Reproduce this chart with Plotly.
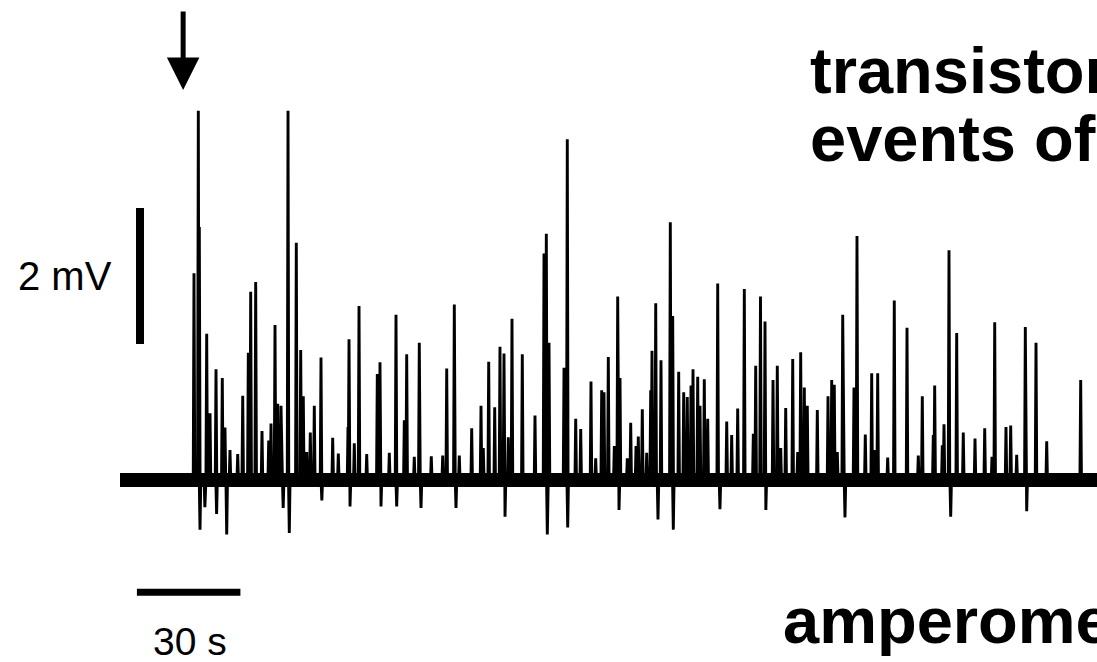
import plotly.graph_objects as go

# ---- data (time in s, amplitude in mV) ----
spike_times = [21.45, 22.70, 22.99, 25.13, 26.09, 27.83, 29.65, 30.43, 31.88, 34.12,
               35.57, 37.19, 37.88, 39.33, 41.16, 43.10, 43.77, 44.93, 45.71, 46.67,
               48.70, 51.10, 52.38, 53.13, 54.12, 55.16, 56.32, 58.26, 61.65, 63.28,
               66.09, 66.38, 67.91, 69.28, 71.51, 74.58, 75.36, 78.06, 80.00, 82.41,
               83.10, 85.30, 86.75, 90.23, 93.54, 94.70, 96.90, 98.35, 101.94, 104.64,
               105.30, 106.87, 108.61, 110.14, 111.30, 112.55, 113.62, 116.61, 120.29, 122.90,
               123.57, 124.35, 128.70, 129.65, 132.09, 133.54, 136.52, 137.88, 139.62, 140.29,
               141.54, 143.28, 144.26, 144.93, 147.04, 148.03, 149.57, 150.23, 151.39, 152.67,
               153.83, 154.20, 155.28, 156.81, 159.51, 160.20, 161.94, 163.39, 164.43, 165.51,
               166.09, 167.45, 168.12, 169.36, 170.35, 173.25, 175.86, 177.30, 179.04, 180.96,
               183.57, 184.26, 185.65, 186.96, 189.28, 190.52, 191.51, 192.96, 194.99, 196.43,
               197.30, 198.35, 199.22, 202.12, 205.22, 206.29, 207.04, 207.91, 209.48, 212.75,
               213.62, 216.03, 217.88, 218.84, 219.62, 222.52, 224.43, 228.12, 231.39, 232.55,
               235.74, 236.14, 238.35, 238.84, 240.29, 242.52, 244.43, 247.83, 250.64, 252.75,
               253.54, 256.81, 258.17, 259.91, 262.41, 265.51, 268.61, 278.46]
spike_amps = [3.04, 5.43, 3.72, 2.15, 0.98, 1.63, 1.50, 0.77, 0.44, 0.38,
              1.24, 1.87, 2.77, 2.91, 0.72, 0.58, 0.83, 2.28, 1.12, 1.09,
              5.43, 3.49, 1.91, 1.23, 0.41, 0.70, 1.09, 1.80, 0.62, 0.39,
              0.78, 2.07, 0.54, 2.56, 0.38, 1.56, 1.73, 0.40, 2.43, 0.88,
              1.85, 0.34, 2.02, 0.35, 0.36, 1.64, 2.58, 0.36, 0.76, 1.09,
              0.47, 1.74, 1.07, 1.96, 1.86, 0.63, 2.37, 1.85, 0.95, 3.33,
              3.62, 2.02, 1.65, 5.01, 0.90, 0.75, 1.45, 0.32, 1.32, 1.29,
              1.81, 0.50, 2.70, 1.50, 0.32, 0.84, 0.50, 0.64, 1.04, 0.40,
              1.32, 1.90, 2.60, 1.76, 3.79, 2.41, 1.59, 1.29, 1.22, 1.39,
              1.63, 1.52, 1.09, 1.48, 0.90, 2.89, 0.86, 0.66, 1.05, 2.81,
              0.68, 1.68, 2.70, 2.33, 1.47, 1.68, 0.47, 1.06, 1.78, 0.41,
              1.88, 1.36, 1.09, 1.03, 1.23, 1.47, 1.40, 0.41, 2.43, 1.36,
              3.59, 0.67, 1.57, 0.44, 1.57, 0.33, 2.64, 2.24, 0.36, 1.23,
              0.66, 1.39, 0.51, 0.82, 3.38, 2.16, 0.70, 0.61, 0.76, 0.34,
              2.32, 0.78, 0.80, 0.37, 2.25, 2.02, 0.57, 1.47]

dip_times = [23.19, 24.60, 28.00, 30.93, 47.30, 49.07, 58.50, 66.67, 75.65, 80.20,
             87.25, 97.39, 111.60, 123.86, 129.77, 144.64, 155.94, 160.38, 173.90, 187.20,
             210.14, 240.78, 262.81]
dip_amps = [-0.73, -0.40, -0.50, -0.80, -0.41, -0.78, -0.30, -0.39, -0.39, -0.39,
            -0.41, -0.41, -0.54, -0.80, -0.70, -0.44, -0.58, -0.73, -0.43, -0.44,
            -0.55, -0.54, -0.46]

record_start = 0.0
record_end = 290.0
stimulus_time = 18.3
scale_mv = 2
scale_s = 30

# ---- build trace ----
events = sorted(zip(spike_times + dip_times, spike_amps + dip_amps))
tx, ty = [record_start], [0.0]
half = 0.22
for t, a in events:
    tx += [t - half, t, t + half]
    ty += [0.0, a, 0.0]
tx.append(record_end)
ty.append(0.0)

fig = go.Figure()
# baseline noise band
fig.add_trace(go.Scatter(x=[record_start, record_end], y=[0, 0], mode="lines",
                         line=dict(color="black", width=14), hoverinfo="skip"))
fig.add_trace(go.Scatter(x=tx, y=ty, mode="lines",
                         line=dict(color="black", width=2.9), hoverinfo="skip"))

# scale bars
sb_t = 5.8
fig.add_trace(go.Scatter(x=[sb_t, sb_t], y=[2.0, 2.0 + scale_mv], mode="lines",
                         line=dict(color="black", width=8), hoverinfo="skip"))
hb_t0 = 4.9
fig.add_trace(go.Scatter(x=[hb_t0, hb_t0 + scale_s], y=[-1.65, -1.65], mode="lines",
                         line=dict(color="black", width=7), hoverinfo="skip"))

W, H = 1097, 662
px_per_s = 3.45
px_per_mv = 68.0
x0_px, y0_px = 120, 480

fig.update_layout(
    width=W, height=H, margin=dict(l=0, r=0, t=0, b=0),
    paper_bgcolor="white", plot_bgcolor="white", showlegend=False,
    xaxis=dict(range=[-x0_px / px_per_s, (W - x0_px) / px_per_s], visible=False, fixedrange=True),
    yaxis=dict(range=[-(H - y0_px) / px_per_mv, y0_px / px_per_mv], visible=False, fixedrange=True),
    font=dict(family="Liberation Sans, Arial, sans-serif", color="black"),
)

# stimulus arrow
fig.add_annotation(x=stimulus_time, y=(y0_px - 90) / px_per_mv, xref="x", yref="y",
                   ax=0, ay=-80, showarrow=True, arrowhead=2, arrowsize=1.3,
                   arrowwidth=5, arrowcolor="black", text="")

# labels
fig.add_annotation(x=65 / W, y=1 - 276 / H, xref="paper", yref="paper", text="2 mV",
                   showarrow=False, font=dict(size=40), xanchor="center", yanchor="middle")
fig.add_annotation(x=190 / W, y=1 - 641 / H, xref="paper", yref="paper", text="30 s",
                   showarrow=False, font=dict(size=39), xanchor="center", yanchor="middle")
bold = dict(size=65, family="Liberation Sans, Arial, sans-serif")
fig.add_annotation(x=808 / W, y=1 - 70 / H, xref="paper", yref="paper", text="<b>transistor</b>",
                   showarrow=False, font=bold, xanchor="left", yanchor="middle")
fig.add_annotation(x=808 / W, y=1 - 139 / H, xref="paper", yref="paper", text="<b>events of</b>",
                   showarrow=False, font=bold, xanchor="left", yanchor="middle")
fig.add_annotation(x=781 / W, y=1 - 620 / H, xref="paper", yref="paper", text="<b>amperometric</b>",
                   showarrow=False, font=bold, xanchor="left", yanchor="middle")

fig.write_html("out.html", config={"displayModeBar": False},
               post_script="document.body.style.margin='0';document.body.style.overflow='hidden';")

• • • • •

TASK STATEMENT
Output an exact copy of the material, with the pictures removed.

EXERCISE ANSWER
Reproduce this chart with Plotly.
import plotly.graph_objects as go

# ---- data (time in s, amplitude in mV) ----
spike_times = [21.45, 22.70, 22.99, 25.13, 26.09, 27.83, 29.65, 30.43, 31.88, 34.12,
               35.57, 37.19, 37.88, 39.33, 41.16, 43.10, 43.77, 44.93, 45.71, 46.67,
               48.70, 51.10, 52.38, 53.13, 54.12, 55.16, 56.32, 58.26, 61.65, 63.28,
               66.09, 66.38, 67.91, 69.28, 71.51, 74.58, 75.36, 78.06, 80.00, 82.41,
               83.10, 85.30, 86.75, 90.23, 93.54, 94.70, 96.90, 98.35, 101.94, 104.64,
               105.30, 106.87, 108.61, 110.14, 111.30, 112.55, 113.62, 116.61, 120.29, 122.90,
               123.57, 124.35, 128.70, 129.65, 132.09, 133.54, 136.52, 137.88, 139.62, 140.29,
               141.54, 143.28, 144.26, 144.93, 147.04, 148.03, 149.57, 150.23, 151.39, 152.67,
               153.83, 154.20, 155.28, 156.81, 159.51, 160.20, 161.94, 163.39, 164.43, 165.51,
               166.09, 167.45, 168.12, 169.36, 170.35, 173.25, 175.86, 177.30, 179.04, 180.96,
               183.57, 184.26, 185.65, 186.96, 189.28, 190.52, 191.51, 192.96, 194.99, 196.43,
               197.30, 198.35, 199.22, 202.12, 205.22, 206.29, 207.04, 207.91, 209.48, 212.75,
               213.62, 216.03, 217.88, 218.84, 219.62, 222.52, 224.43, 228.12, 231.39, 232.55,
               235.74, 236.14, 238.35, 238.84, 240.29, 242.52, 244.43, 247.83, 250.64, 252.75,
               253.54, 256.81, 258.17, 259.91, 262.41, 265.51, 268.61, 278.46]
spike_amps = [3.04, 5.43, 3.72, 2.15, 0.98, 1.63, 1.50, 0.77, 0.44, 0.38,
              1.24, 1.87, 2.77, 2.91, 0.72, 0.58, 0.83, 2.28, 1.12, 1.09,
              5.43, 3.49, 1.91, 1.23, 0.41, 0.70, 1.09, 1.80, 0.62, 0.39,
              0.78, 2.07, 0.54, 2.56, 0.38, 1.56, 1.73, 0.40, 2.43, 0.88,
              1.85, 0.34, 2.02, 0.35, 0.36, 1.64, 2.58, 0.36, 0.76, 1.09,
              0.47, 1.74, 1.07, 1.96, 1.86, 0.63, 2.37, 1.85, 0.95, 3.33,
              3.62, 2.02, 1.65, 5.01, 0.90, 0.75, 1.45, 0.32, 1.32, 1.29,
              1.81, 0.50, 2.70, 1.50, 0.32, 0.84, 0.50, 0.64, 1.04, 0.40,
              1.32, 1.90, 2.60, 1.76, 3.79, 2.41, 1.59, 1.29, 1.22, 1.39,
              1.63, 1.52, 1.09, 1.48, 0.90, 2.89, 0.86, 0.66, 1.05, 2.81,
              0.68, 1.68, 2.70, 2.33, 1.47, 1.68, 0.47, 1.06, 1.78, 0.41,
              1.88, 1.36, 1.09, 1.03, 1.23, 1.47, 1.40, 0.41, 2.43, 1.36,
              3.59, 0.67, 1.57, 0.44, 1.57, 0.33, 2.64, 2.24, 0.36, 1.23,
              0.66, 1.39, 0.51, 0.82, 3.38, 2.16, 0.70, 0.61, 0.76, 0.34,
              2.32, 0.78, 0.80, 0.37, 2.25, 2.02, 0.57, 1.47]

dip_times = [23.19, 24.60, 28.00, 30.93, 47.30, 49.07, 58.50, 66.67, 75.65, 80.20,
             87.25, 97.39, 111.60, 123.86, 129.77, 144.64, 155.94, 160.38, 173.90, 187.20,
             210.14, 240.78, 262.81]
dip_amps = [-0.73, -0.40, -0.50, -0.80, -0.41, -0.78, -0.30, -0.39, -0.39, -0.39,
            -0.41, -0.41, -0.54, -0.80, -0.70, -0.44, -0.58, -0.73, -0.43, -0.44,
            -0.55, -0.54, -0.46]

record_start = 0.0
record_end = 290.0
stimulus_time = 18.3
scale_mv = 2
scale_s = 30

# ---- build trace ----
events = sorted(zip(spike_times + dip_times, spike_amps + dip_amps))
tx, ty = [record_start], [0.0]
half = 0.22
for t, a in events:
    tx += [t - half, t, t + half]
    ty += [0.0, a, 0.0]
tx.append(record_end)
ty.append(0.0)

fig = go.Figure()
# baseline noise band
fig.add_trace(go.Scatter(x=[record_start, record_end], y=[0, 0], mode="lines",
                         line=dict(color="black", width=14), hoverinfo="skip"))
fig.add_trace(go.Scatter(x=tx, y=ty, mode="lines",
                         line=dict(color="black", width=2.9), hoverinfo="skip"))

# scale bars
sb_t = 5.8
fig.add_trace(go.Scatter(x=[sb_t, sb_t], y=[2.0, 2.0 + scale_mv], mode="lines",
                         line=dict(color="black", width=8), hoverinfo="skip"))
hb_t0 = 4.9
fig.add_trace(go.Scatter(x=[hb_t0, hb_t0 + scale_s], y=[-1.65, -1.65], mode="lines",
                         line=dict(color="black", width=7), hoverinfo="skip"))

W, H = 1097, 662
px_per_s = 3.45
px_per_mv = 68.0
x0_px, y0_px = 120, 480

fig.update_layout(
    width=W, height=H, margin=dict(l=0, r=0, t=0, b=0),
    paper_bgcolor="white", plot_bgcolor="white", showlegend=False,
    xaxis=dict(range=[-x0_px / px_per_s, (W - x0_px) / px_per_s], visible=False, fixedrange=True),
    yaxis=dict(range=[-(H - y0_px) / px_per_mv, y0_px / px_per_mv], visible=False, fixedrange=True),
    font=dict(family="Liberation Sans, Arial, sans-serif", color="black"),
)

# stimulus arrow
fig.add_annotation(x=stimulus_time, y=(y0_px - 90) / px_per_mv, xref="x", yref="y",
                   ax=0, ay=-80, showarrow=True, arrowhead=2, arrowsize=1.3,
                   arrowwidth=5, arrowcolor="black", text="")

# labels
fig.add_annotation(x=65 / W, y=1 - 276 / H, xref="paper", yref="paper", text="2 mV",
                   showarrow=False, font=dict(size=40), xanchor="center", yanchor="middle")
fig.add_annotation(x=190 / W, y=1 - 641 / H, xref="paper", yref="paper", text="30 s",
                   showarrow=False, font=dict(size=39), xanchor="center", yanchor="middle")
bold = dict(size=65, family="Liberation Sans, Arial, sans-serif")
fig.add_annotation(x=808 / W, y=1 - 70 / H, xref="paper", yref="paper", text="<b>transistor</b>",
                   showarrow=False, font=bold, xanchor="left", yanchor="middle")
fig.add_annotation(x=808 / W, y=1 - 139 / H, xref="paper", yref="paper", text="<b>events of</b>",
                   showarrow=False, font=bold, xanchor="left", yanchor="middle")
fig.add_annotation(x=781 / W, y=1 - 620 / H, xref="paper", yref="paper", text="<b>amperometric</b>",
                   showarrow=False, font=bold, xanchor="left", yanchor="middle")

fig.write_html("out.html", config={"displayModeBar": False},
               post_script="document.body.style.margin='0';document.body.style.overflow='hidden';")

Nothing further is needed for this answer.